_WHAT IS ASKED_
Starting at the top of the entries below, write out each line up to and including the one containing "(gap2) at (229,507);". Leave the pictures out.
++++ RECORDS ++++
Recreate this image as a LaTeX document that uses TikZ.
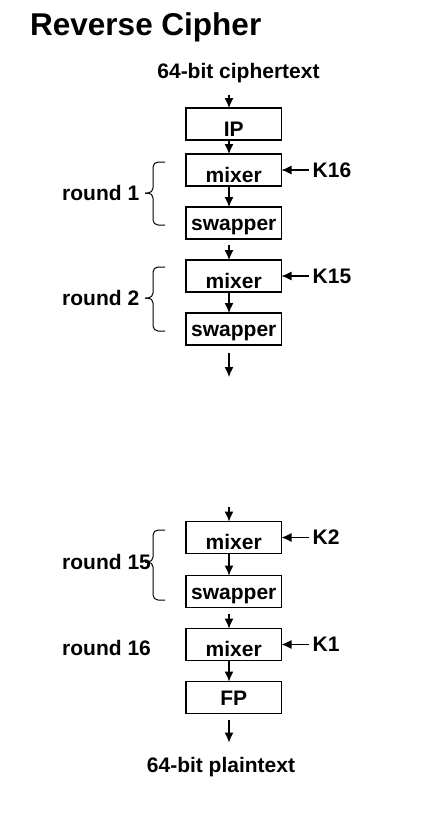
\documentclass[tikz,border=0pt]{standalone}
\usepackage{fontspec}
\setmainfont{Liberation Sans}
\usetikzlibrary{arrows.meta, positioning}

\begin{document}
\begin{tikzpicture}[x=1pt, y=-1pt, node distance=21pt, font=\fontsize{21}{25}\selectfont\bfseries]
      \tikzstyle{block} = [rectangle, draw, line width=1.2pt, minimum width=95.5pt, minimum height=32pt, inner sep=2pt, outer sep=0pt, text height=15pt, text depth=0pt]
      \tikzstyle{low} = [text height=24pt]
      \tikzstyle{tag} = [inner sep=0pt]
      \tikzstyle{line} = [draw, line width=1.2pt, -{Latex[length=10pt, width=9pt]}]
      \tikzstyle{brace} = [draw, line width=1pt, rounded corners=5pt]

      \useasboundingbox (0,0) rectangle (426,816);
      \coordinate (ax) at (229,0);
      \coordinate (gap1) at (229,377);
      \coordinate (gap2) at (229,507);

      \node [tag, anchor=base west, font=\fontsize{31.5}{36}\selectfont\bfseries] (title) at (30,36) {Reverse Cipher};
      \node [tag, anchor=base] (cipher) at (238.5,78) {64-bit ciphertext};

      \node [block, low] (ip) at (233.75,124) {IP};
      \node [block, low, below=14pt of ip] (mix1) {mixer};
      \node [block, below=of mix1] (swp1) {swapper};
      \node [block, low, below=of swp1] (mix2) {mixer};
      \node [block, below=of mix2] (swp2) {swapper};
      \node [block, low] (mix3) at (233.75,537.5) {mixer};
      \node [block, below=22pt of mix3] (swp3) {swapper};
      \node [block, low, below=of swp3] (mix4) {mixer};
      \node [block, below=of mix4] (fp) {FP};

      \node [tag, anchor=base] (plain) at (221,772) {64-bit plaintext};

      % round keys
      \node [tag, right=31pt of mix1] (k16) {K16};
      \node [tag, right=31pt of mix2] (k15) {K15};
      \node [tag, right=31pt of mix3] (k2) {K2};
      \node [tag, right=31pt of mix4] (k1) {K1};

      % round labels
      \node [tag, anchor=west] (r1) at (62,193) {round 1};
      \node [tag, anchor=west] (r2) at (62,298) {round 2};
      \node [tag, anchor=west] (r15) at (62,562) {round 15};
      \node [tag, anchor=west] (r16) at (62,648) {round 16};

      \foreach \ya/\yb/\ym in {162/225/193, 267/331/298, 530/600/562} {
        \path [brace] (165,\ya) -- (153,\ya) -- (153,\ym) -- (145,\ym);
        \path [brace] (165,\yb) -- (153,\yb) -- (153,\ym) -- (145,\ym);
      }

      \path [line, shorten <=12.5pt] (cipher.south -| ax) -- (ip.north -| ax);
      \path [line] (ip.south -| ax) -- (mix1.north -| ax);
      \path [line] (mix1.south -| ax) -- (swp1.north -| ax);
      \path [line, shorten <=6pt] (swp1.south -| ax) -- (mix2.north -| ax);
      \path [line] (mix2.south -| ax) -- (swp2.north -| ax);
      \path [line, shorten <=8pt] (swp2.south -| ax) -- (gap1);
      \path [line] (gap2) -- (mix3.north -| ax);
      \path [line] (mix3.south -| ax) -- (swp3.north -| ax);
      \path [line, shorten <=6pt] (swp3.south -| ax) -- (mix4.north -| ax);
      \path [line] (mix4.south -| ax) -- (fp.north -| ax);
      \path [line, shorten <=6pt, shorten >=14pt] (fp.south -| ax) -- (plain.north -| ax);

      \path [line, shorten <=4pt] (k16.west) -- (mix1.east);
      \path [line, shorten <=4pt] (k15.west) -- (mix2.east);
      \path [line, shorten <=4pt] (k2.west) -- (mix3.east);
      \path [line, shorten <=4pt] (k1.west) -- (mix4.east);
    \end{tikzpicture}
\end{document}
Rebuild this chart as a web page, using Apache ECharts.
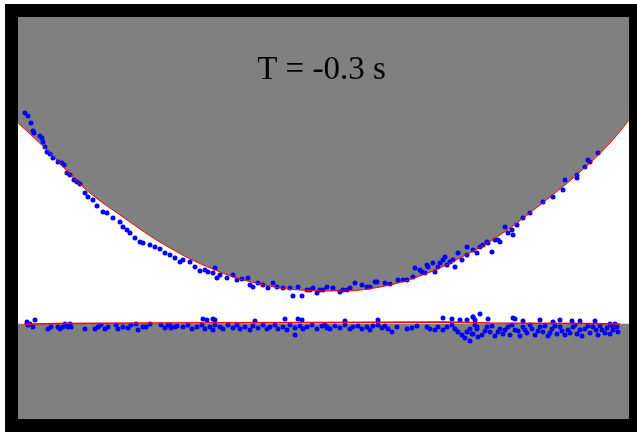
<!DOCTYPE html>
<html>
<head>
<meta charset="utf-8">
<script src="https://cdn.jsdelivr.net/npm/echarts@6/dist/echarts.min.js"></script>
<style>html,body{margin:0;padding:0;background:#fff;}#c{width:637px;height:432px;}</style>
</head>
<body>
<div id="c"></div>
<script>
// Units: 1 x-tick = 25 units; same scale on both axes; y = 0 at the lower (flat) surface.
const titleText = 'T = -0.3 s';
const xTickValues = [-100, -75, -50, -25, 0, 25, 50, 75, 100];

// Fitted upper (curved) surface - red line
const upperFitX = [-122.2, -109.4, -96.2, -81.4, -61.4, -41.4, -25.4, -9.4, 6.6, 22.6, 38.6, 54.6, 70.6, 86.6, 102.6, 114.6, 122.2];
const upperFitY = [80.2, 68.2, 54.6, 43.4, 30.2, 20.6, 15.8, 13.4, 13.0, 14.6, 19.0, 26.2, 35.4, 47.4, 60.6, 72.2, 81.4];

// Fitted lower (flat) surface - red line
const lowerFitX = [-119.8, -106.6, -69.4, -2.6, 49.4, 66.6, 105.4, 118.6];
const lowerFitY = [-0.32, 0, 0.2, 0.4, 0.6, 0.2, 0, -0.2];

// Level of the flat surface used for the grey fill below it
const lowerLevel = -0.1;
const fillXRange = [-125, 125];

// Measured points on the curved surface
const upperPoints = [
[-119.4,84.2],[-118.2,83.0],[-117.0,80.2],[-116.2,77.0],[-115.8,76.2],[-113.4,75.0],[-112.6,74.2],[-112.2,72.6],
[-111.4,70.6],[-110.6,68.6],[-109.4,67.8],[-108.2,66.2],[-106.2,64.6],[-104.6,64.2],[-103.8,63.4],[-102.6,60.2],
[-101.4,59.4],[-99.8,57.4],[-98.6,56.6],[-97.4,55.8],[-95.4,52.2],[-94.2,50.6],[-92.2,49.4],[-90.6,47.0],
[-88.2,44.6],[-86.6,44.2],[-84.2,42.2],[-81.4,40.6],[-80.2,38.6],[-78.6,37.4],[-77.4,36.2],[-75.4,34.2],
[-73.4,32.6],[-72.2,32.2],[-69.4,31.4],[-67.4,30.6],[-65.4,29.8],[-63.4,28.2],[-61.4,27.4],[-59.4,26.2],
[-57.4,24.6],[-56.2,25.4],[-53.4,24.6],[-51.4,22.6],[-49.4,21.0],[-47.4,21.4],[-46.2,20.6],[-44.2,20.2],
[-43.4,22.2],[-42.6,18.2],[-41.4,19.4],[-38.6,18.2],[-36.2,19.4],[-34.6,17.4],[-32.6,17.8],[-30.2,18.2],
[-29.4,15.4],[-28.2,14.6],[-26.2,16.2],[-24.2,15.4],[-22.2,14.2],[-20.2,16.2],[-18.6,14.6],[-16.2,14.2],
[-13.4,14.2],[-12.2,11.0],[-10.2,14.6],[-8.6,11.0],[-6.6,13.4],[-5.4,13.4],[-4.2,14.2],[-2.6,12.2],
[-1.4,13.4],[-0.2,13.4],[1.4,14.6],[3.8,14.2],[6.6,12.6],[7.8,13.4],[9.4,13.4],[10.6,14.2],
[12.6,16.2],[15.4,15.4],[17.4,14.6],[18.6,14.6],[20.6,16.6],[21.4,16.6],[24.6,16.2],[26.6,15.8],
[29.8,17.4],[31.8,17.4],[33.4,17.4],[35.8,18.6],[36.6,22.2],[38.6,21.4],[39.4,20.6],[40.6,20.2],
[41.4,23.4],[41.8,22.6],[43.8,24.2],[44.6,20.6],[45.8,22.6],[46.6,24.2],[47.8,25.4],[48.6,26.6],
[49.4,23.4],[50.6,24.6],[51.8,25.4],[52.6,22.6],[53.8,28.2],[55.4,25.4],[57.4,30.6],[57.4,27.4],
[59.8,29.4],[61.4,28.2],[62.6,30.6],[63.8,31.4],[65.4,32.6],[65.8,32.2],[67.4,28.6],[68.6,33.4],
[69.8,33.4],[70.6,32.6],[72.6,38.6],[73.8,36.2],[75.4,37.4],[75.8,35.4],[77.4,39.4],[79.8,42.2],
[82.6,44.2],[87.8,48.6],[91.8,50.6],[95.8,53.4],[96.6,57.4],[101.4,59.4],[101.4,58.2],[104.6,62.6],
[105.8,65.4],[106.6,64.6],[109.8,68.2]
];

// Measured points on the flat surface
const lowerPoints = [
[-118.6,0.6],[-118.2,-0.6],[-117.4,-0.2],[-116.2,-1.4],[-115.4,1.4],[-110.2,-2.2],[-109.0,-1.4],[-106.2,-1.4],
[-105.4,-2.2],[-104.2,-1.4],[-103.4,-0.2],[-102.2,-1.4],[-101.4,-0.2],[-101.0,-1.4],[-95.4,-2.2],[-91.4,-2.2],
[-90.2,-1.4],[-89.0,-0.6],[-87.4,-2.2],[-86.2,-1.4],[-83.0,-0.6],[-82.2,-2.2],[-80.2,-1.4],[-78.2,-1.8],
[-77.0,-0.6],[-75.0,-0.2],[-74.2,-2.6],[-72.2,-1.4],[-71.0,-1.4],[-69.4,-0.2],[-65.0,-0.6],[-63.4,-1.8],
[-62.2,-0.6],[-61.0,-1.8],[-59.4,-1.4],
[-48.2,1.8],[-46.6,1.4],[-44.2,1.8],[-43.4,1.4],[-27.4,1.0],[-15.4,1.8],[-10.2,1.8],[-8.6,1.4],
[-61.4,-0.6],[-58.6,-1.0],[-56.2,-1.4],[-54.2,-0.6],[-52.6,-2.2],[-50.6,-1.4],[-48.6,-0.6],[-47.4,-2.2],
[-45.4,-1.4],[-44.2,-2.6],[-43.4,-0.6],[-41.4,-1.4],[-40.2,-2.2],[-38.2,-0.6],[-36.2,-1.8],[-34.6,-0.6],
[-33.4,-2.2],[-31.4,-1.4],[-29.4,-2.6],[-28.2,-1.0],[-26.2,-1.8],[-24.2,-0.6],[-22.6,-2.2],[-21.4,-1.4],
[-19.4,-0.6],[-18.2,-2.2],[-16.2,-1.4],[-14.6,-2.6],[-13.4,-0.6],[-11.4,-4.6],[-11.4,-1.8],[-9.4,-1.0],
[-8.2,-2.2],[-6.6,-1.4],[-4.6,-0.6],[-2.6,-2.2],[-0.6,-1.0],[1.4,-1.8],
[8.6,1.0],[21.8,1.4],[47.8,2.2],[51.4,1.8],[54.6,1.4],[57.4,1.4],[59.8,2.6],[60.6,1.4],
[0.6,-0.6],[1.4,-1.4],[2.6,-2.2],[4.6,-1.0],[6.6,-1.8],[8.6,-0.6],[10.6,-2.2],[11.8,-1.4],
[13.8,-1.0],[15.4,-2.2],[17.4,-1.4],[18.6,-2.6],[19.8,-1.0],[21.8,-0.6],[23.4,-1.8],[24.6,-1.0],
[25.8,-2.2],[27.4,-3.4],[29.4,-1.4],[33.4,-2.2],[35.4,-1.8],[37.4,-1.0],[41.4,-1.4],[42.6,-2.2],
[44.6,-2.6],[45.8,-1.4],[47.8,-2.6],[49.4,-1.4],[51.4,-0.6],[52.6,-2.2],[53.8,-3.4],[55.4,-4.6],
[56.6,-5.8],[57.4,-3.4],[58.6,-2.2],[59.8,-4.2],[61.4,-1.4],[61.8,-5.4],[58.6,-7.0],
[59.8,2.6],[62.6,3.8],[65.8,1.8],[75.8,2.2],[76.6,1.8],[79.8,1.0],[86.6,1.4],[91.8,0.6],
[94.6,1.4],[99.4,1.0],[102.6,1.0],[108.6,1.0],[114.6,-0.2],[116.6,-0.2],
[59.4,-4.2],[61.4,-2.2],[63.4,-4.6],[65.4,-1.4],[66.6,-3.4],[68.6,-5.0],[70.6,-2.2],[71.8,-4.2],
[73.8,-1.4],[74.6,-4.6],[76.6,-2.6],[78.6,-5.0],[79.8,-1.4],[81.4,-3.8],[83.4,-2.2],[84.6,-4.6],
[86.6,-1.4],[87.8,-3.4],[89.8,-5.0],[91.4,-2.2],[93.4,-4.2],[94.6,-1.4],[96.6,-4.6],[97.8,-2.6],
[99.8,-1.4],[101.4,-4.2],[103.4,-5.0],[104.6,-2.2],[106.6,-3.8],[107.8,-1.4],[109.8,-4.6],[111.4,-2.6],
[113.4,-1.8],[114.6,-4.2],[115.8,-2.6],[117.4,-1.4],
[60.6,-0.6],[64.6,-3.0],[67.4,-1.0],[69.8,-3.4],[72.6,-2.6],[75.4,-0.6],[77.8,-3.0],[80.6,-2.6],
[82.6,-0.6],[85.8,-3.0],[88.6,-1.0],[90.6,-3.8],[92.6,-1.0],[95.4,-3.0],[98.6,-3.8],[100.6,-0.6],
[102.6,-2.6],[105.8,-1.0],[109.0,-2.6],[110.6,-1.0],[112.6,-3.8],[115.4,-1.0],[117.8,-3.4]
];

const fillBottom = fillXRange.map(x => [x, lowerLevel]);
const upperFit = upperFitX.map((x, i) => [x, upperFitY[i]]);
const lowerFit = lowerFitX.map((x, i) => [x, lowerFitY[i]]);

const chart = echarts.init(document.getElementById('c'), null, {renderer: 'canvas'});
chart.setOption({
  animation: false,
  backgroundColor: '#ffffff',
  grid: {left: 11, right: 1, top: 17, bottom: 13, show: true, backgroundColor: '#808080', borderWidth: 0},
  xAxis: {
    type: 'value', min: -125, max: 125, interval: 25,
    axisLine: {show: false},
    axisTick: {show: true, inside: true, length: 2, lineStyle: {color: '#222', width: 1}},
    axisLabel: {show: false},
    splitLine: {show: false}
  },
  yAxis: {
    type: 'value', min: -38.2, max: 122.6,
    axisLine: {show: false}, axisTick: {show: false}, axisLabel: {show: false}, splitLine: {show: false}
  },
  series: [
    {type: 'line', data: upperFit, smooth: 0.4, symbol: 'none', z: 1,
     lineStyle: {width: 0}, areaStyle: {color: '#ffffff', opacity: 1, origin: 'start'}},
    {type: 'line', data: fillBottom, symbol: 'none', z: 2,
     lineStyle: {width: 0}, areaStyle: {color: '#808080', opacity: 1, origin: 'start'}},
    {type: 'scatter', data: upperPoints, symbol: 'circle', symbolSize: 5, z: 3,
     itemStyle: {color: '#0000ff', opacity: 1}},
    {type: 'scatter', data: lowerPoints, symbol: 'circle', symbolSize: 5, z: 3,
     itemStyle: {color: '#0000ff', opacity: 1}},
    {type: 'line', data: upperFit, smooth: 0.4, symbol: 'none', z: 4,
     lineStyle: {color: '#ff0000', width: 1}},
    {type: 'line', data: lowerFit, symbol: 'none', z: 4,
     lineStyle: {color: '#ff0000', width: 1.5}}
  ],
  graphic: [
    {type: 'rect', z: 100, shape: {x: 5, y: 4, width: 632, height: 13}, style: {fill: '#000'}},
    {type: 'rect', z: 100, shape: {x: 5, y: 419, width: 632, height: 13}, style: {fill: '#000'}},
    {type: 'rect', z: 100, shape: {x: 5, y: 4, width: 13, height: 428}, style: {fill: '#000'}},
    {type: 'rect', z: 100, shape: {x: 629, y: 4, width: 8, height: 428}, style: {fill: '#000'}},
    {type: 'text', z: 101, x: 321.5, y: 54,
     style: {text: titleText, fill: '#000', font: '33px "Liberation Serif", "Times New Roman", serif', textAlign: 'center', textVerticalAlign: 'top'}}
  ]
});
</script>
</body>
</html>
++++
_RESULT OF THE TASK_
Recreate this image as a LaTeX document that uses TikZ.
\documentclass[tikz,border=0pt]{standalone}
\usepackage{fontspec}
\setmainfont{Liberation Sans}
\usetikzlibrary{arrows.meta, positioning}

\begin{document}
\begin{tikzpicture}[x=1pt, y=-1pt, node distance=21pt, font=\fontsize{21}{25}\selectfont\bfseries]
      \tikzstyle{block} = [rectangle, draw, line width=1.2pt, minimum width=95.5pt, minimum height=32pt, inner sep=2pt, outer sep=0pt, text height=15pt, text depth=0pt]
      \tikzstyle{low} = [text height=24pt]
      \tikzstyle{tag} = [inner sep=0pt]
      \tikzstyle{line} = [draw, line width=1.2pt, -{Latex[length=10pt, width=9pt]}]
      \tikzstyle{brace} = [draw, line width=1pt, rounded corners=5pt]

      \useasboundingbox (0,0) rectangle (426,816);
      \coordinate (ax) at (229,0);
      \coordinate (gap1) at (229,377);
      \coordinate (gap2) at (229,507);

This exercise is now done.